▶ Data:
★ ★ ★

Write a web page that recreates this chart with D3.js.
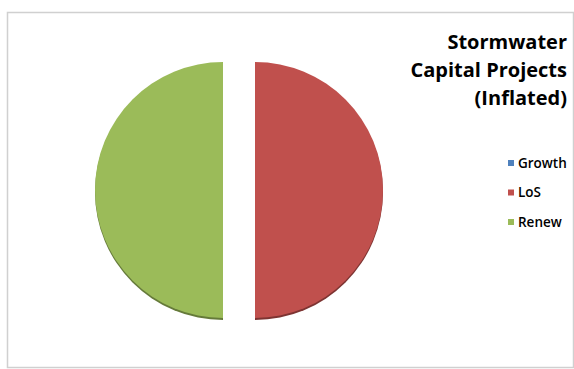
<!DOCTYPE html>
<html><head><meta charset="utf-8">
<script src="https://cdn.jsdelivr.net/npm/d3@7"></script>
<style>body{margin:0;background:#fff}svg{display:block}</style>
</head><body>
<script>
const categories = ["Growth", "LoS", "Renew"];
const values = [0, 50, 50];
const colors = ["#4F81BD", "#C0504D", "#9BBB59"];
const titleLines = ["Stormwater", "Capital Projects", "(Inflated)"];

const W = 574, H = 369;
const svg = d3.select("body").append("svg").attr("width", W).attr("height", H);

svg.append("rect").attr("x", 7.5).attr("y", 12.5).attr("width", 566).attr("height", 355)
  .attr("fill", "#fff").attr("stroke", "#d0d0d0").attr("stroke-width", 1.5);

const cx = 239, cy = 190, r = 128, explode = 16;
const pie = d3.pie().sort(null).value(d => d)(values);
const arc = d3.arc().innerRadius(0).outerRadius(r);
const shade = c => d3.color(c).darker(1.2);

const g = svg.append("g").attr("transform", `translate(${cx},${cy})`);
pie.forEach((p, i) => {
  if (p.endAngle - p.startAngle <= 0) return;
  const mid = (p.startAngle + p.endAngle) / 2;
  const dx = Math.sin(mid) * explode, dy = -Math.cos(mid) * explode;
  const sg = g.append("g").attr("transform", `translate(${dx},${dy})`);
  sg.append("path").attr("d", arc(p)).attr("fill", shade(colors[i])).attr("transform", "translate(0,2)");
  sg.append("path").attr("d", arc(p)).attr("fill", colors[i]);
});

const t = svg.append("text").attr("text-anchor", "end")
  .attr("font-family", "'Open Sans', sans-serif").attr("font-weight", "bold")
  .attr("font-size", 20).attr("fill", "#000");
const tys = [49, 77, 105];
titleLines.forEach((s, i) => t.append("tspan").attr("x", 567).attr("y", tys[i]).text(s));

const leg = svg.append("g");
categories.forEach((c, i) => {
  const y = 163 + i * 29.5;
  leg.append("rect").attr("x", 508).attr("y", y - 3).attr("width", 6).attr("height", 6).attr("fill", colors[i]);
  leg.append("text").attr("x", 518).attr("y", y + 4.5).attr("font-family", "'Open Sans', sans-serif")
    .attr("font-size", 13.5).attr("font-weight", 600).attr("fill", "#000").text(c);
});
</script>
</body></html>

★ ★ ★

▶ What to work on: Your task is to restate word for word the lines from the top of the data to the line containing "const shade = c => d3.color(c).darker(1.2);", both ends included, with every picture left out.

▶ Complete output:
Write a web page that recreates this chart with D3.js.
<!DOCTYPE html>
<html><head><meta charset="utf-8">
<script src="https://cdn.jsdelivr.net/npm/d3@7"></script>
<style>body{margin:0;background:#fff}svg{display:block}</style>
</head><body>
<script>
const categories = ["Growth", "LoS", "Renew"];
const values = [0, 50, 50];
const colors = ["#4F81BD", "#C0504D", "#9BBB59"];
const titleLines = ["Stormwater", "Capital Projects", "(Inflated)"];

const W = 574, H = 369;
const svg = d3.select("body").append("svg").attr("width", W).attr("height", H);

svg.append("rect").attr("x", 7.5).attr("y", 12.5).attr("width", 566).attr("height", 355)
  .attr("fill", "#fff").attr("stroke", "#d0d0d0").attr("stroke-width", 1.5);

const cx = 239, cy = 190, r = 128, explode = 16;
const pie = d3.pie().sort(null).value(d => d)(values);
const arc = d3.arc().innerRadius(0).outerRadius(r);
const shade = c => d3.color(c).darker(1.2);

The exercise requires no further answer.